If electronic medical records are introduced into the analysis, undoubtedly, this will open other challenges related to data processing. First, it would present multi-modal and nominal (i.e., categorical) data that needs to be converted into numeric data so some machine learning algorithms can be applied [47]. Likewise, big data architectures become necessary for efficient and timely processing [48]. It entails using efficient algorithms for cluster size and cost optimization [49], and scalable feature selection and dimensionality reduction [50].

5. Conclusions

This article has performed a systematic review on sensors and automated approaches for measuring the 6MWT. A total of 31 studies were considered relevant for the inclusion criteria, which means this area is an attractive research field. In line with this, mobile devices and applications allow the 6MWT performance measurement. Furthermore, specialized mobile applications may be developed to self-assess their walking performance and report this to their physicians.
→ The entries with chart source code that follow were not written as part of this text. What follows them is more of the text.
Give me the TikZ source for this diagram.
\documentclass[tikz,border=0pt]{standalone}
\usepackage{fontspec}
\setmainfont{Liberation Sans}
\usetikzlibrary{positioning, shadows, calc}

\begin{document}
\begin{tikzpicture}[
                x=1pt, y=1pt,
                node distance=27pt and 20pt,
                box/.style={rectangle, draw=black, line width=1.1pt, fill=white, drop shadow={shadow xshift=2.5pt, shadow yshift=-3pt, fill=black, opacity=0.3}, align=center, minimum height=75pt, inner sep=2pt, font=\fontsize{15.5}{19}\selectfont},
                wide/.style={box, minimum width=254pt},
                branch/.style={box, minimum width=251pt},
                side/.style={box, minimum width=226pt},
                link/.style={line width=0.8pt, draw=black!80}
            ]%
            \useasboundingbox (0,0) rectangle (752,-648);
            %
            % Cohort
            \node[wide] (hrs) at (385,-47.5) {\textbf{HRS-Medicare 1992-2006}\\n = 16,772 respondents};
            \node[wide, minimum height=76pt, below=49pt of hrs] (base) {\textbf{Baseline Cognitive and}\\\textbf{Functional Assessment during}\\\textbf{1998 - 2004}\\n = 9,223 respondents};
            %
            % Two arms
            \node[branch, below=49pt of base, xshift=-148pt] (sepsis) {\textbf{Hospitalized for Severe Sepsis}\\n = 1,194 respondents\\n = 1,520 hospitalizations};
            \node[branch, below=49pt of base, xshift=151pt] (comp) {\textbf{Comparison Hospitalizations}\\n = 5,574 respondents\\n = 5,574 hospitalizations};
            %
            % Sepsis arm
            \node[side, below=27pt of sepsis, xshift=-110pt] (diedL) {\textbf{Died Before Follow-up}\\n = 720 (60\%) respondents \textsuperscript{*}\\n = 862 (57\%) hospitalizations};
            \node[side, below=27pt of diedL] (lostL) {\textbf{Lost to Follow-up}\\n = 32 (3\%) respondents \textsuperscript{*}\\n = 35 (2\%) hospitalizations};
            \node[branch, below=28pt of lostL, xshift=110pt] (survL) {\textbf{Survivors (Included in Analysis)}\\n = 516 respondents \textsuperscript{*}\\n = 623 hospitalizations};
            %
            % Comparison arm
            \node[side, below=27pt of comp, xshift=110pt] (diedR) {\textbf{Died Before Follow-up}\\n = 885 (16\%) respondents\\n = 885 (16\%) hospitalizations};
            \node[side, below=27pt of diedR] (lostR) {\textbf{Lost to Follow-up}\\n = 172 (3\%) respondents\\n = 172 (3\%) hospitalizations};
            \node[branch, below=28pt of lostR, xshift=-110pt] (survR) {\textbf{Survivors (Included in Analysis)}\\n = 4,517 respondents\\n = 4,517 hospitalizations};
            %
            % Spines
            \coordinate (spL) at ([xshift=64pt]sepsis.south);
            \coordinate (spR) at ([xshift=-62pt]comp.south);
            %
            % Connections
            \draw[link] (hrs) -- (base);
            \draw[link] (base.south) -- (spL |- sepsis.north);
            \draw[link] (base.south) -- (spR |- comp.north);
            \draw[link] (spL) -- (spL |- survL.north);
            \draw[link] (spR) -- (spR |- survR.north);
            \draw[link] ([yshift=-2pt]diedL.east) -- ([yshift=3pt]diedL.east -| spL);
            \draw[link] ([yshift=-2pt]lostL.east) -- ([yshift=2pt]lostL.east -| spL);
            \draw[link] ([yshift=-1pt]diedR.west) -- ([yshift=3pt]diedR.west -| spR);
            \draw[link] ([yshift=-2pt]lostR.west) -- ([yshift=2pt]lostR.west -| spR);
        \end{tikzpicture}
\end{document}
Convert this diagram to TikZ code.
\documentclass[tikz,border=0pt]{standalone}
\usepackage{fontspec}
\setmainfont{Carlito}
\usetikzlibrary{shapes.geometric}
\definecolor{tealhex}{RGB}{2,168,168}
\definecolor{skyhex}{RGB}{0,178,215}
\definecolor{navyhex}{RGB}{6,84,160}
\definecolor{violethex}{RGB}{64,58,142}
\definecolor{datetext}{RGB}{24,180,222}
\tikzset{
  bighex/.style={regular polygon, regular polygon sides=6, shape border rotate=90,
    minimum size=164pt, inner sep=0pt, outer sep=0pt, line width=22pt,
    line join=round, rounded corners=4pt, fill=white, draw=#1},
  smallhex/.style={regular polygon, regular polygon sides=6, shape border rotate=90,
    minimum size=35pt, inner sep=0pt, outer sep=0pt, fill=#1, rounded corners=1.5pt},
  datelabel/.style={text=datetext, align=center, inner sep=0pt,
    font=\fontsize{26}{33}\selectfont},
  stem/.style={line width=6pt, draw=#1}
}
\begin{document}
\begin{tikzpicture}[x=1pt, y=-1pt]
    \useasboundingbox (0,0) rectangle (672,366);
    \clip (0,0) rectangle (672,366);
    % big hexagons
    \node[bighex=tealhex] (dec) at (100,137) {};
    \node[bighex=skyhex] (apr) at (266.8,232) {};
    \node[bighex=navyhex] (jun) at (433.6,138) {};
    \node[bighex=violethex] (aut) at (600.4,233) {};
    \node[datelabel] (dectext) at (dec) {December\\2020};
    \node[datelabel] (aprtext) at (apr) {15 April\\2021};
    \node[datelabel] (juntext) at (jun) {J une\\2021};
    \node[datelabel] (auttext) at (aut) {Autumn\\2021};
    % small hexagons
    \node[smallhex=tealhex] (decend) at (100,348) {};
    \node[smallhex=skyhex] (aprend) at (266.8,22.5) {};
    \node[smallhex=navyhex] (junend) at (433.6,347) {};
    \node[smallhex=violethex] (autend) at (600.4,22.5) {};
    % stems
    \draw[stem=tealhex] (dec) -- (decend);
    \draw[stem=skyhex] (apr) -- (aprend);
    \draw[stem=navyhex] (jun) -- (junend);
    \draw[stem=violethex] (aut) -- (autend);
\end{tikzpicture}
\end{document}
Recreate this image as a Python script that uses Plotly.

This review identified the current research trends regarding continuous applied measurements of the 6MWT, the most used sensors, and which methods yield state-of-the-art predictive and analytical performance. The information provided in this review can aid in developing systems for the automatic measurement of the results of the 6MWT. In addition, it would be vital for remote monitoring of different patients, both in telemedicine applications from the clinicians’ perspective, and providing a tool to patients to better control their health and underlying medical conditions.